[start]
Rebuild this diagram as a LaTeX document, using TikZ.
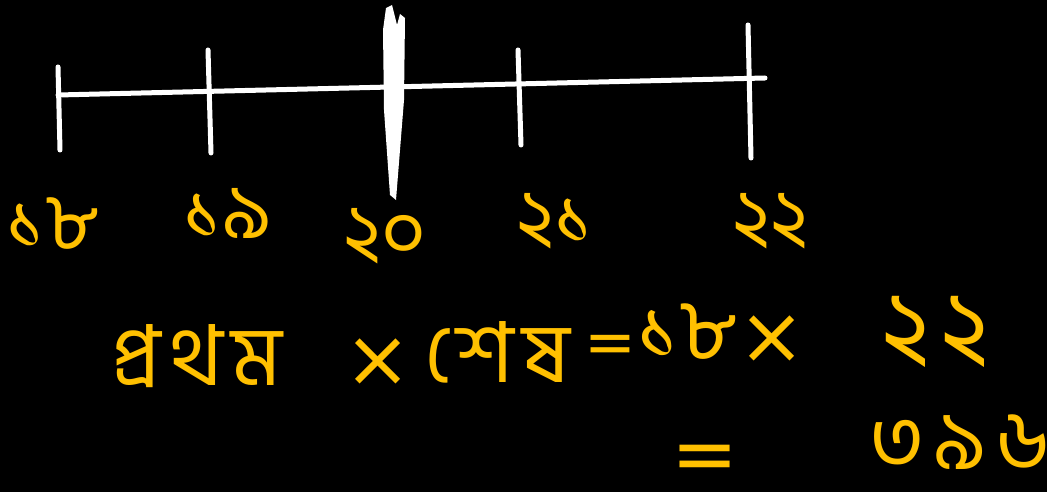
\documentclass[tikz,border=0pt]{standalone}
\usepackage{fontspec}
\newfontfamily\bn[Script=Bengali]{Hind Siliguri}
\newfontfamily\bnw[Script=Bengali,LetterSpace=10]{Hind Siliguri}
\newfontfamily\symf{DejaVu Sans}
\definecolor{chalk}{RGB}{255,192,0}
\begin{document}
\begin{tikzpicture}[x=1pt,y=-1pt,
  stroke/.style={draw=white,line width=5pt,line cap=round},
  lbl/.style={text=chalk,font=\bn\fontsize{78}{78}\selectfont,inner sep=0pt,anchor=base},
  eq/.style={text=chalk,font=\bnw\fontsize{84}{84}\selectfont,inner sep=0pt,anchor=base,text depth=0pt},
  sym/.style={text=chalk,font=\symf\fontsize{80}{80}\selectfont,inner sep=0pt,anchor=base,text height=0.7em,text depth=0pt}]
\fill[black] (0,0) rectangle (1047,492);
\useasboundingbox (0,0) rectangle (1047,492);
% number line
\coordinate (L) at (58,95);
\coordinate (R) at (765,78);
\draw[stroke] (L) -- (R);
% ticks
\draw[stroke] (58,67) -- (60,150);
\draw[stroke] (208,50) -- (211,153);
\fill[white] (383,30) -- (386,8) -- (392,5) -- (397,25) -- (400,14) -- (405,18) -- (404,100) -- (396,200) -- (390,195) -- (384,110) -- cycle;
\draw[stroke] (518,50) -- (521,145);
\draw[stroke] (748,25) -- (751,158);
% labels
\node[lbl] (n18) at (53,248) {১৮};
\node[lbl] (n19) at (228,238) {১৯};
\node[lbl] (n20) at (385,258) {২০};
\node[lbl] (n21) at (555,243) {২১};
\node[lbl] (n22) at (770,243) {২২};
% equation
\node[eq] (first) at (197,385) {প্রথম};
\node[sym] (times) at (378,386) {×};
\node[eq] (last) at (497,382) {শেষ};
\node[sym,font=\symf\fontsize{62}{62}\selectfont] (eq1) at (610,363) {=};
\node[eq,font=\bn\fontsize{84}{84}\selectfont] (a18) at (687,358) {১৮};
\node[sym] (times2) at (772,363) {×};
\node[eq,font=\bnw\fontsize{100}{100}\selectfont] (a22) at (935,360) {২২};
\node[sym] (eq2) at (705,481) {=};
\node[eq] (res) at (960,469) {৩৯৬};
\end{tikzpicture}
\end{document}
[end]
The problem = Write out the data precisely as given, excluding the pictures.

Answer =
Rebuild this diagram as a LaTeX document, using TikZ.
\documentclass[tikz,border=0pt]{standalone}
\usepackage{fontspec}
\newfontfamily\bn[Script=Bengali]{Hind Siliguri}
\newfontfamily\bnw[Script=Bengali,LetterSpace=10]{Hind Siliguri}
\newfontfamily\symf{DejaVu Sans}
\definecolor{chalk}{RGB}{255,192,0}
\begin{document}
\begin{tikzpicture}[x=1pt,y=-1pt,
  stroke/.style={draw=white,line width=5pt,line cap=round},
  lbl/.style={text=chalk,font=\bn\fontsize{78}{78}\selectfont,inner sep=0pt,anchor=base},
  eq/.style={text=chalk,font=\bnw\fontsize{84}{84}\selectfont,inner sep=0pt,anchor=base,text depth=0pt},
  sym/.style={text=chalk,font=\symf\fontsize{80}{80}\selectfont,inner sep=0pt,anchor=base,text height=0.7em,text depth=0pt}]
\fill[black] (0,0) rectangle (1047,492);
\useasboundingbox (0,0) rectangle (1047,492);
% number line
\coordinate (L) at (58,95);
\coordinate (R) at (765,78);
\draw[stroke] (L) -- (R);
% ticks
\draw[stroke] (58,67) -- (60,150);
\draw[stroke] (208,50) -- (211,153);
\fill[white] (383,30) -- (386,8) -- (392,5) -- (397,25) -- (400,14) -- (405,18) -- (404,100) -- (396,200) -- (390,195) -- (384,110) -- cycle;
\draw[stroke] (518,50) -- (521,145);
\draw[stroke] (748,25) -- (751,158);
% labels
\node[lbl] (n18) at (53,248) {১৮};
\node[lbl] (n19) at (228,238) {১৯};
\node[lbl] (n20) at (385,258) {২০};
\node[lbl] (n21) at (555,243) {২১};
\node[lbl] (n22) at (770,243) {২২};
% equation
\node[eq] (first) at (197,385) {প্রথম};
\node[sym] (times) at (378,386) {×};
\node[eq] (last) at (497,382) {শেষ};
\node[sym,font=\symf\fontsize{62}{62}\selectfont] (eq1) at (610,363) {=};
\node[eq,font=\bn\fontsize{84}{84}\selectfont] (a18) at (687,358) {১৮};
\node[sym] (times2) at (772,363) {×};
\node[eq,font=\bnw\fontsize{100}{100}\selectfont] (a22) at (935,360) {২২};
\node[sym] (eq2) at (705,481) {=};
\node[eq] (res) at (960,469) {৩৯৬};
\end{tikzpicture}
\end{document}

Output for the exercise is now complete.